Participation can be seen through trading volume, new buyers and sellers, open interest, on-chain activity, or the number of investors taking positions.
Why market participation matters
Market participation matters because broader activity can make price moves look more supported and can improve liquidity.
Low participation can mean fewer traders are involved. That may make a move less convincing or make prices more sensitive to a smaller number of orders.
How traders usually read it
Rising participation is usually read as a sign of stronger market engagement, especially when it appears with healthy volume and steady liquidity.
Falling participation may point to caution or a lack of conviction. The meaning depends on context because quiet markets can also occur while traders wait for new information.
Why it matters for crypto
Crypto can react quickly to changes in participation because its markets trade around the clock and are sensitive to liquidity and sentiment.

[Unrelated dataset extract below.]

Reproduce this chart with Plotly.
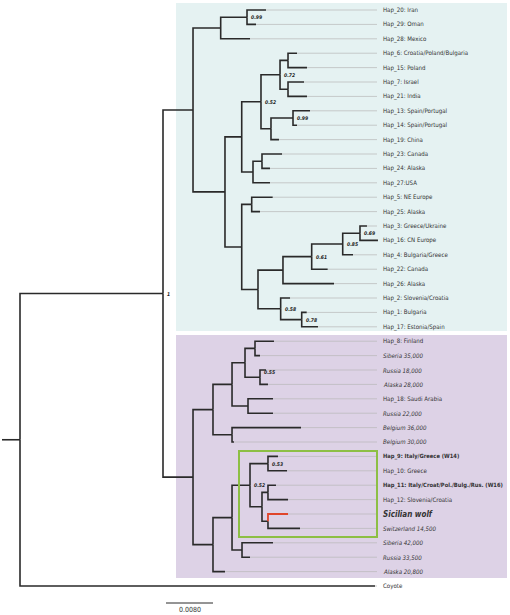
import plotly.graph_objects as go

# ---------------- data ----------------
tip_labels = [
    "Hap_20: Iran", "Hap_29: Oman", "Hap_28: Mexico", "Hap_6: Croatia/Poland/Bulgaria",
    "Hap_15: Poland", "Hap_7: Israel", "Hap_21: India", "Hap_13: Spain/Portugal",
    "Hap_14: Spain/Portugal", "Hap_19: China", "Hap_23: Canada", "Hap_24: Alaska",
    "Hap_27:USA", "Hap_5: NE Europe", "Hap_25: Alaska", "Hap_3: Greece/Ukraine",
    "Hap_16: CN Europe", "Hap_4: Bulgaria/Greece", "Hap_22: Canada", "Hap_26: Alaska",
    "Hap_2: Slovenia/Croatia", "Hap_1: Bulgaria", "Hap_17: Estonia/Spain",
    "Hap_8: Finland", "Siberia 35,000", "Russia 18,000", "Alaska 28,000",
    "Hap_18: Saudi Arabia", "Russia 22,000", "Belgium 36,000", "Belgium 30,000",
    "Hap_9: Italy/Greece (W14)", "Hap_10: Greece", "Hap_11: Italy/Croat/Pol./Bulg./Rus. (W16)",
    "Hap_12: Slovenia/Croatia", "Sicilian wolf", "Switzerland 14,500", "Siberia 42,000",
    "Russia 33,500", "Alaska 20,800", "Coyote",
]
tip_styles = [
    "r", "r", "r", "r", "r", "r", "r", "r", "r", "r", "r", "r", "r", "r", "r", "r",
    "r", "r", "r", "r", "r", "r", "r",
    "r", "i", "i", "i", "r", "i", "i", "i",
    "b", "r", "b", "r", "bi", "i", "i", "i", "i", "r",
]

# node id, parent id, distance from root (substitutions/site)
node_ids = [
    "root", "main", "Coyote", "teal", "purple",
    "P", "Q", "Hap_20: Iran", "Hap_29: Oman", "Hap_28: Mexico",
    "R", "S", "T", "U", "V", "Hap_6: Croatia/Poland/Bulgaria", "Hap_15: Poland",
    "W", "Hap_7: Israel", "Hap_21: India",
    "X", "Y", "Hap_13: Spain/Portugal", "Hap_14: Spain/Portugal", "Hap_19: China",
    "Z", "AA", "Hap_23: Canada", "Hap_24: Alaska", "Hap_27:USA",
    "AB", "AC", "Hap_5: NE Europe", "Hap_25: Alaska",
    "AD", "AE", "AF", "AG", "AH", "Hap_3: Greece/Ukraine", "Hap_16: CN Europe",
    "Hap_4: Bulgaria/Greece", "Hap_22: Canada", "Hap_26: Alaska",
    "AI", "Hap_2: Slovenia/Croatia", "AJ", "Hap_1: Bulgaria", "Hap_17: Estonia/Spain",
    "A", "B", "C", "D", "Hap_8: Finland", "Siberia 35,000",
    "E", "Russia 18,000", "Alaska 28,000",
    "F", "Hap_18: Saudi Arabia", "Russia 22,000",
    "G", "Belgium 36,000", "Belgium 30,000",
    "H", "I", "J", "L", "Hap_9: Italy/Greece (W14)", "Hap_10: Greece",
    "M", "N", "Hap_11: Italy/Croat/Pol./Bulg./Rus. (W16)", "Hap_12: Slovenia/Croatia",
    "O", "Sicilian wolf", "Switzerland 14,500",
    "K", "Siberia 42,000", "Russia 33,500", "Alaska 20,800",
]
node_parents = [
    None, "root", "root", "main", "main",
    "teal", "P", "Q", "Q", "P",
    "teal", "R", "S", "T", "U", "V", "V",
    "U", "W", "W",
    "T", "X", "Y", "Y", "X",
    "S", "Z", "AA", "AA", "Z",
    "R", "AB", "AC", "AC",
    "AB", "AD", "AE", "AF", "AG", "AH", "AH",
    "AG", "AF", "AE",
    "AD", "AI", "AI", "AJ", "AJ",
    "purple", "A", "B", "C", "D", "D",
    "C", "E", "E",
    "B", "F", "F",
    "A", "G", "G",
    "purple", "H", "I", "J", "L", "L",
    "J", "M", "N", "N",
    "M", "O", "O",
    "I", "K", "K", "H",
]
node_depths = [
    0.0, 0.02434, 0.06043, 0.02945, 0.02945,
    0.03416, 0.03864, 0.04187, 0.04017, 0.03915,
    0.03489, 0.03774, 0.04102, 0.04426, 0.04562, 0.04715, 0.04885,
    0.04562, 0.04834, 0.04885,
    0.04272, 0.04647, 0.04936, 0.04715, 0.04408,
    0.03966, 0.04119, 0.04460, 0.04255, 0.04255,
    0.03774, 0.03944, 0.04301, 0.04085,
    0.04051, 0.04476, 0.04965, 0.05493, 0.05787, 0.05906, 0.06093,
    0.05668, 0.05237, 0.05345,
    0.04437, 0.04596, 0.04795, 0.04880, 0.05072,
    0.03285, 0.03609, 0.03830, 0.04000, 0.04323, 0.04085,
    0.04085, 0.04187, 0.04221,
    0.03881, 0.04306, 0.04306,
    0.03609, 0.04783, 0.03642,
    0.03285, 0.03609, 0.03915, 0.04221, 0.04391, 0.04545,
    0.04119, 0.04221, 0.04357, 0.04562,
    0.04221, 0.04562, 0.04766,
    0.03779, 0.04306, 0.03915, 0.03489,
]

support_nodes = ["main", "Q", "U", "T", "Y", "AH", "AG", "AF", "AI", "AJ", "E", "L", "J"]
support_text = ["1", "0.99", "0.72", "0.52", "0.99", "0.69", "0.85", "0.61", "0.58",
                "0.78", "0.55", "0.53", "0.52"]

highlight_tip = "Sicilian wolf"
scale_bar_length = 0.008

# ---------------- geometry helpers ----------------
K = 0.008 / 47.0          # data units per pixel
def px_x(p):               # pixel column -> data x
    return (p - 20) * K
def px_y(p):               # pixel row -> tip index
    return (p - 10) / 14.4

depth = dict(zip(node_ids, node_depths))
parent = dict(zip(node_ids, node_parents))
children = {n: [] for n in node_ids}
for n, p in zip(node_ids, node_parents):
    if p is not None:
        children[p].append(n)

ypos = {lab: i for i, lab in enumerate(tip_labels)}
def get_y(n):
    if n in ypos:
        return ypos[n]
    ys = [get_y(c) for c in children[n]]
    ypos[n] = (min(ys) + max(ys)) / 2
    return ypos[n]
for n in node_ids:
    get_y(n)

ex, ey, rx, ry = [], [], [], []
for n in node_ids:
    p = parent[n]
    if p is None:
        continue
    xs = [depth[p], depth[p], depth[n], None]
    ys = [ypos[p], ypos[n], ypos[n], None]
    if n == highlight_tip:
        rx += xs; ry += ys
    else:
        ex += xs; ey += ys
# root stem
ex += [px_x(2), 0.0, None]
ey += [ypos["root"], ypos["root"], None]

lead_end = px_x(377)
lx, ly = [], []
for lab in tip_labels:
    if depth[lab] < lead_end - 1e-4:
        lx += [depth[lab], lead_end, None]
        ly += [ypos[lab], ypos[lab], None]

fig = go.Figure()

shapes = [
    dict(type="rect", xref="x", yref="y", x0=px_x(176), x1=px_x(507), y0=px_y(3), y1=px_y(331),
         fillcolor="#e5f2f2", line=dict(width=0), layer="below"),
    dict(type="rect", xref="x", yref="y", x0=px_x(176), x1=px_x(507), y0=px_y(335), y1=px_y(578),
         fillcolor="#ddd2e6", line=dict(width=0), layer="below"),
    dict(type="rect", xref="x", yref="y", x0=px_x(239), x1=px_x(377), y0=px_y(451), y1=px_y(537),
         fillcolor="rgba(0,0,0,0)", line=dict(color="#8dbf45", width=2)),
]

fig.add_trace(go.Scatter(x=lx, y=ly, mode="lines", line=dict(color="#b8b8b8", width=0.7),
                         hoverinfo="skip", showlegend=False))
fig.add_trace(go.Scatter(x=ex, y=ey, mode="lines", line=dict(color="#2a2a2a", width=1.6),
                         hoverinfo="skip", showlegend=False))
fig.add_trace(go.Scatter(x=rx, y=ry, mode="lines", line=dict(color="#e0452b", width=1.8),
                         hoverinfo="skip", showlegend=False))

# scale bar
sb_x0 = px_x(166)
fig.add_trace(go.Scatter(x=[sb_x0, sb_x0 + scale_bar_length], y=[px_y(603), px_y(603)],
                         mode="lines", line=dict(color="#2a2a2a", width=1),
                         hoverinfo="skip", showlegend=False))

FONT = "DejaVu Sans Condensed, DejaVu Sans, sans-serif"
ann = []
for lab, st in zip(tip_labels, tip_styles):
    txt = lab
    size = 6.1
    if st == "i":
        txt = "<i>" + lab + "</i>"
    elif st == "b":
        txt = "<b>" + lab + "</b>"
        size = 5.75
    elif st == "bi":
        txt = "<b><i>" + lab + "</i></b>"
        size = 8
    ann.append(dict(x=px_x(381), y=ypos[lab], text=txt, xanchor="left", yanchor="middle",
                    showarrow=False, font=dict(family=FONT, size=size, color="#333333")))

for n, t in zip(support_nodes, support_text):
    ann.append(dict(x=depth[n], y=ypos[n], text="<b><i>" + t + "</i></b>", xanchor="left",
                    yanchor="middle", xshift=2, yshift=(5 if n == "E" else 0), showarrow=False,
                    font=dict(family=FONT, size=5, color="#222222")))

ann.append(dict(x=sb_x0 + scale_bar_length / 2, y=px_y(610), text="0.0080", xanchor="center",
                yanchor="middle", showarrow=False,
                font=dict(family=FONT, size=7, color="#333333")))

fig.update_layout(
    width=510, height=615, margin=dict(l=0, r=0, t=0, b=0, autoexpand=False),
    paper_bgcolor="white", plot_bgcolor="white",
    xaxis=dict(range=[px_x(0), px_x(510)], visible=False, fixedrange=True),
    yaxis=dict(range=[px_y(615), px_y(0)], visible=False, fixedrange=True),
    shapes=shapes, annotations=ann, showlegend=False,
)

fig.write_html("out.html", config={"displayModeBar": False},
               post_script="document.body.style.margin='0';document.body.style.overflow='hidden';")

Crypto traders may watch market participation alongside Bitcoin volume, ETF flows, derivatives activity, stablecoin liquidity, volatility, and market structure.
Participation is not a standalone signal
High participation does not guarantee a higher market, and low participation does not guarantee a lower market.
It is most useful when read with price action, volume, liquidity, volatility, demand, and the wider market environment.
Example in a market update
If Bitcoin rises with strong volume and broader buying across major assets, a Daily Pulse update may describe market participation as improving.
If prices drift higher while volume remains light, an update may note that participation still looks limited.
Common signals traders watch
- Whether trading volume is increasing or fading
- Whether more assets are moving in the same direction
- Whether liquidity is improving across major markets
- Whether open interest and on-chain activity are changing
- Whether institutional or retail activity appears to be growing
Key takeaway
Market participation shows how actively people are engaging with a market and can help explain the strength behind price and liquidity conditions.